Dataset section:
#####
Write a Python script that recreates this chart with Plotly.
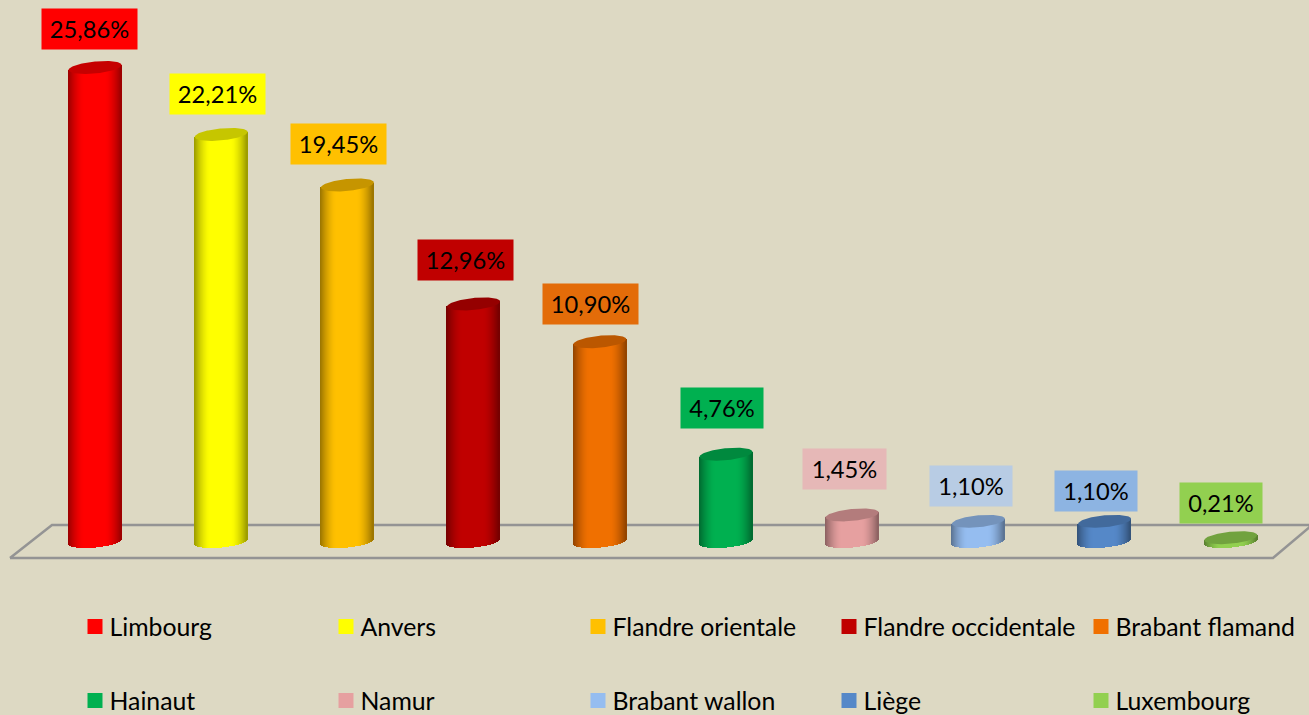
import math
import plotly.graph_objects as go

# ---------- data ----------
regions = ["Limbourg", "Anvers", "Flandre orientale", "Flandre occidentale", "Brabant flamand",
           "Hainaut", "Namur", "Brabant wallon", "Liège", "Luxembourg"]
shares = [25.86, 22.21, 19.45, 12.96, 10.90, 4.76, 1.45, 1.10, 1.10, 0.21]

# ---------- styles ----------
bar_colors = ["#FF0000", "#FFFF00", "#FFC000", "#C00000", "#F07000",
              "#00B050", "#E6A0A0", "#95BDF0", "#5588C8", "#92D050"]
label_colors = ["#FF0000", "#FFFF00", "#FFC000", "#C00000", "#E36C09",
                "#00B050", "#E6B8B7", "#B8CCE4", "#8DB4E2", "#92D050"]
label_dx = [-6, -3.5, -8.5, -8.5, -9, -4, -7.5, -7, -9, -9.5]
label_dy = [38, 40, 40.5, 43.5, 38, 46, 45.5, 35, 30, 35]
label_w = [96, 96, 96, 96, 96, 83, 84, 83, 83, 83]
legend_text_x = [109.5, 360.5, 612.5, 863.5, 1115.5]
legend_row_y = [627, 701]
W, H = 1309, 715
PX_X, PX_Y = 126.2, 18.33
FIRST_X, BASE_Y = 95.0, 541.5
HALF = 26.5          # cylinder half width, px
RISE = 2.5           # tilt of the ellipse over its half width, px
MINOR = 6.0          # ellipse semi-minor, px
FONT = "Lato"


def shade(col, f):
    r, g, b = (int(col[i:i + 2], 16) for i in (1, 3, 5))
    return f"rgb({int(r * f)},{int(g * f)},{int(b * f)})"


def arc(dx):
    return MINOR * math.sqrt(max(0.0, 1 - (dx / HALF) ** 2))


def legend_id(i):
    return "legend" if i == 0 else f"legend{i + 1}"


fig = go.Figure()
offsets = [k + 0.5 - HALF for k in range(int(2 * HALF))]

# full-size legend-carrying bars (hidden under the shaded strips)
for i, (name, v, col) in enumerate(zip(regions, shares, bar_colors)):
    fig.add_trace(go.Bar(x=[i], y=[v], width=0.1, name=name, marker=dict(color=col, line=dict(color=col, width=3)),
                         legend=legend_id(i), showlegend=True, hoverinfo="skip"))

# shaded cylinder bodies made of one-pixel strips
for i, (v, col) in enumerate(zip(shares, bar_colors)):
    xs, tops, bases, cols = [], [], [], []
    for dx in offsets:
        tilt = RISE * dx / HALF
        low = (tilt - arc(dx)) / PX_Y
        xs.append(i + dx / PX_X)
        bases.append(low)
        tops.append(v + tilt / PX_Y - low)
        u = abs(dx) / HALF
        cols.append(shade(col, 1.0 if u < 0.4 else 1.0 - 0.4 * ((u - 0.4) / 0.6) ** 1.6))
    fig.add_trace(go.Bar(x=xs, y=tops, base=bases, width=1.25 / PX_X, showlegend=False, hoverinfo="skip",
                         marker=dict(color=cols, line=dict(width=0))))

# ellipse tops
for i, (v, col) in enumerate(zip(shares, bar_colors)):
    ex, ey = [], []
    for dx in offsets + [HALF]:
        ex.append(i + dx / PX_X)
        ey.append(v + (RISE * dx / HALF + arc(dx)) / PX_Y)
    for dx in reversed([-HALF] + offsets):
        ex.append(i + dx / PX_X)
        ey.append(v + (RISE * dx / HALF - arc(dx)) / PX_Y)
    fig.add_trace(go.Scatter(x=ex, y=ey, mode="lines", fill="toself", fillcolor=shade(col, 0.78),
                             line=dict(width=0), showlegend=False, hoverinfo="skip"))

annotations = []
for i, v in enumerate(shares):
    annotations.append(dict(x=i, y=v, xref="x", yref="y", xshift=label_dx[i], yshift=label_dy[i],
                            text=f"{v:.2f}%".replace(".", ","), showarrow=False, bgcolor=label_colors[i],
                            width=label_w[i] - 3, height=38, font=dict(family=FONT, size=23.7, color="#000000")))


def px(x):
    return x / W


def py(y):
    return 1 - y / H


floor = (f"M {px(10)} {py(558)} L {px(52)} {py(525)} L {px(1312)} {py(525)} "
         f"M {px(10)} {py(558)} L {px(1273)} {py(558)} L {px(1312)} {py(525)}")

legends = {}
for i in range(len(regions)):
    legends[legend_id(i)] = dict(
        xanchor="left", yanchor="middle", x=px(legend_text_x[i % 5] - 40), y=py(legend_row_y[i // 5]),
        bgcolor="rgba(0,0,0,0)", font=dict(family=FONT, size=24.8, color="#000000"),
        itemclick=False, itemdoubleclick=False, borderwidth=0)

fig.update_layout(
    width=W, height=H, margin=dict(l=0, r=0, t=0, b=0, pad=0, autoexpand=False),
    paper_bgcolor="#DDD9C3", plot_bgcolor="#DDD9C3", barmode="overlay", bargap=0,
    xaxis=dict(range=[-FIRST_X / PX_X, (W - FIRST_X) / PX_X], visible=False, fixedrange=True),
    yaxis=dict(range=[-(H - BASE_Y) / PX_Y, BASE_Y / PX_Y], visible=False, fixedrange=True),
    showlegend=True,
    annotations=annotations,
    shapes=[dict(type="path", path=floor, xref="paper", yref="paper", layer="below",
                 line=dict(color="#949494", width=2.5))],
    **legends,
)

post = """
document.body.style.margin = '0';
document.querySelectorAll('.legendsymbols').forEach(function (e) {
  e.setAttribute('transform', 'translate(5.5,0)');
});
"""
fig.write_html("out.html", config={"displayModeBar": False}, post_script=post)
#####
Please write out all the data again word for word, but not the pictures.

Solution to the problem:
Write a Python script that recreates this chart with Plotly.
import math
import plotly.graph_objects as go

# ---------- data ----------
regions = ["Limbourg", "Anvers", "Flandre orientale", "Flandre occidentale", "Brabant flamand",
           "Hainaut", "Namur", "Brabant wallon", "Liège", "Luxembourg"]
shares = [25.86, 22.21, 19.45, 12.96, 10.90, 4.76, 1.45, 1.10, 1.10, 0.21]

# ---------- styles ----------
bar_colors = ["#FF0000", "#FFFF00", "#FFC000", "#C00000", "#F07000",
              "#00B050", "#E6A0A0", "#95BDF0", "#5588C8", "#92D050"]
label_colors = ["#FF0000", "#FFFF00", "#FFC000", "#C00000", "#E36C09",
                "#00B050", "#E6B8B7", "#B8CCE4", "#8DB4E2", "#92D050"]
label_dx = [-6, -3.5, -8.5, -8.5, -9, -4, -7.5, -7, -9, -9.5]
label_dy = [38, 40, 40.5, 43.5, 38, 46, 45.5, 35, 30, 35]
label_w = [96, 96, 96, 96, 96, 83, 84, 83, 83, 83]
legend_text_x = [109.5, 360.5, 612.5, 863.5, 1115.5]
legend_row_y = [627, 701]
W, H = 1309, 715
PX_X, PX_Y = 126.2, 18.33
FIRST_X, BASE_Y = 95.0, 541.5
HALF = 26.5          # cylinder half width, px
RISE = 2.5           # tilt of the ellipse over its half width, px
MINOR = 6.0          # ellipse semi-minor, px
FONT = "Lato"


def shade(col, f):
    r, g, b = (int(col[i:i + 2], 16) for i in (1, 3, 5))
    return f"rgb({int(r * f)},{int(g * f)},{int(b * f)})"


def arc(dx):
    return MINOR * math.sqrt(max(0.0, 1 - (dx / HALF) ** 2))


def legend_id(i):
    return "legend" if i == 0 else f"legend{i + 1}"


fig = go.Figure()
offsets = [k + 0.5 - HALF for k in range(int(2 * HALF))]

# full-size legend-carrying bars (hidden under the shaded strips)
for i, (name, v, col) in enumerate(zip(regions, shares, bar_colors)):
    fig.add_trace(go.Bar(x=[i], y=[v], width=0.1, name=name, marker=dict(color=col, line=dict(color=col, width=3)),
                         legend=legend_id(i), showlegend=True, hoverinfo="skip"))

# shaded cylinder bodies made of one-pixel strips
for i, (v, col) in enumerate(zip(shares, bar_colors)):
    xs, tops, bases, cols = [], [], [], []
    for dx in offsets:
        tilt = RISE * dx / HALF
        low = (tilt - arc(dx)) / PX_Y
        xs.append(i + dx / PX_X)
        bases.append(low)
        tops.append(v + tilt / PX_Y - low)
        u = abs(dx) / HALF
        cols.append(shade(col, 1.0 if u < 0.4 else 1.0 - 0.4 * ((u - 0.4) / 0.6) ** 1.6))
    fig.add_trace(go.Bar(x=xs, y=tops, base=bases, width=1.25 / PX_X, showlegend=False, hoverinfo="skip",
                         marker=dict(color=cols, line=dict(width=0))))

# ellipse tops
for i, (v, col) in enumerate(zip(shares, bar_colors)):
    ex, ey = [], []
    for dx in offsets + [HALF]:
        ex.append(i + dx / PX_X)
        ey.append(v + (RISE * dx / HALF + arc(dx)) / PX_Y)
    for dx in reversed([-HALF] + offsets):
        ex.append(i + dx / PX_X)
        ey.append(v + (RISE * dx / HALF - arc(dx)) / PX_Y)
    fig.add_trace(go.Scatter(x=ex, y=ey, mode="lines", fill="toself", fillcolor=shade(col, 0.78),
                             line=dict(width=0), showlegend=False, hoverinfo="skip"))

annotations = []
for i, v in enumerate(shares):
    annotations.append(dict(x=i, y=v, xref="x", yref="y", xshift=label_dx[i], yshift=label_dy[i],
                            text=f"{v:.2f}%".replace(".", ","), showarrow=False, bgcolor=label_colors[i],
                            width=label_w[i] - 3, height=38, font=dict(family=FONT, size=23.7, color="#000000")))


def px(x):
    return x / W


def py(y):
    return 1 - y / H


floor = (f"M {px(10)} {py(558)} L {px(52)} {py(525)} L {px(1312)} {py(525)} "
         f"M {px(10)} {py(558)} L {px(1273)} {py(558)} L {px(1312)} {py(525)}")

legends = {}
for i in range(len(regions)):
    legends[legend_id(i)] = dict(
        xanchor="left", yanchor="middle", x=px(legend_text_x[i % 5] - 40), y=py(legend_row_y[i // 5]),
        bgcolor="rgba(0,0,0,0)", font=dict(family=FONT, size=24.8, color="#000000"),
        itemclick=False, itemdoubleclick=False, borderwidth=0)

fig.update_layout(
    width=W, height=H, margin=dict(l=0, r=0, t=0, b=0, pad=0, autoexpand=False),
    paper_bgcolor="#DDD9C3", plot_bgcolor="#DDD9C3", barmode="overlay", bargap=0,
    xaxis=dict(range=[-FIRST_X / PX_X, (W - FIRST_X) / PX_X], visible=False, fixedrange=True),
    yaxis=dict(range=[-(H - BASE_Y) / PX_Y, BASE_Y / PX_Y], visible=False, fixedrange=True),
    showlegend=True,
    annotations=annotations,
    shapes=[dict(type="path", path=floor, xref="paper", yref="paper", layer="below",
                 line=dict(color="#949494", width=2.5))],
    **legends,
)

post = """
document.body.style.margin = '0';
document.querySelectorAll('.legendsymbols').forEach(function (e) {
  e.setAttribute('transform', 'translate(5.5,0)');
});
"""
fig.write_html("out.html", config={"displayModeBar": False}, post_script=post)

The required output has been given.